# Taktfrequenz FU's



## Flo (14 September 2007)

Servus,

thema frequenzumrichter (in diesem Fall SEW, was aber eigentlich keine Rolle spielt):
Einstellung PWM-Taktfrequenz

kann mir jemand den praktischen Unterschied der PWM-Taktfrequenz zwischen 4kHZ und 16 kHz bei Umrichtergrößen um 2kW nennen (ausser niedrigerem Geräuschverhalten bei höherer Taktfrequenz und geringererem Leistungsverlust des Umrichters bei niedrigerer Taktfrequenz)?

MfG,
Flo


----------



## Per (14 September 2007)

Hallo Flo,
habe mal eine PDF Datei angehängt.
Ab Seite 68 geht um Frequenzumrichter 
nicht an den Seitenzahlen auf den einzelnen Seiten verwirren lassen.
Ist eine Zusammenstellung einzelner Seiten.



Gruß Per


----------



## IBN-Service (15 September 2007)

Flo schrieb:


> (ausser niedrigerem Geräuschverhalten bei höherer Taktfrequenz und geringererem Leistungsverlust des Umrichters bei niedrigerer Taktfrequenz)?



Hallo Flo,

ich glaube, du hast die meisten Unterschiede schon selber aufgeführt.

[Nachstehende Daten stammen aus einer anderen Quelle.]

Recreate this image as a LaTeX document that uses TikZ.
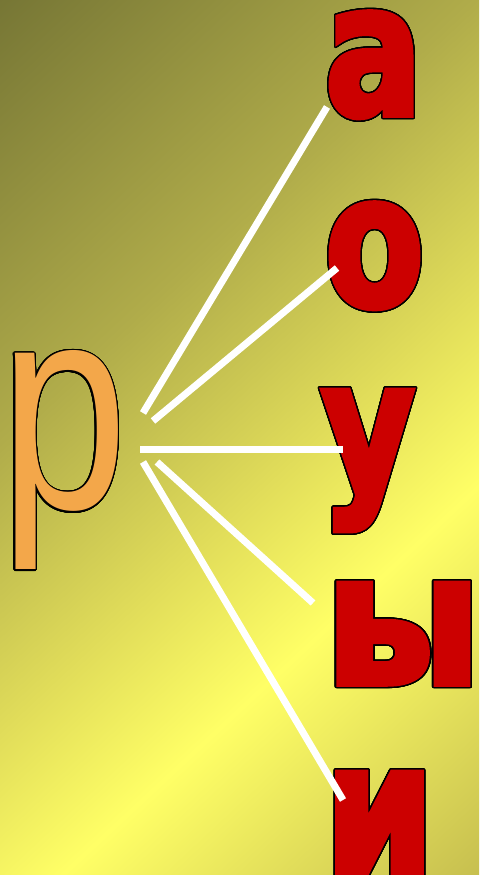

In der Praxis kommt noch hinzu, das bei hohen Taktfrequenzen die EMV-
Problematik zunimmt, d.h. die Störung anderer Geräte aufgrund der Stör-
abstrahlung der Motorleitung (Motorfilter sind dann ratsam).

Allein schon aufgrund die Tatsache, das die Belastbarkeit des Umrichters bei höheren
Taktfrequenzen geringer wird, lasse ich immer die werkseitige Grundeinstellung
(meist 4kHz) stehen.

In meinen Betrieben ist es imemr so laut, das da das evt. Zwitschern des Umrichters
eh keinen stört...

CU

Jürgen.


----------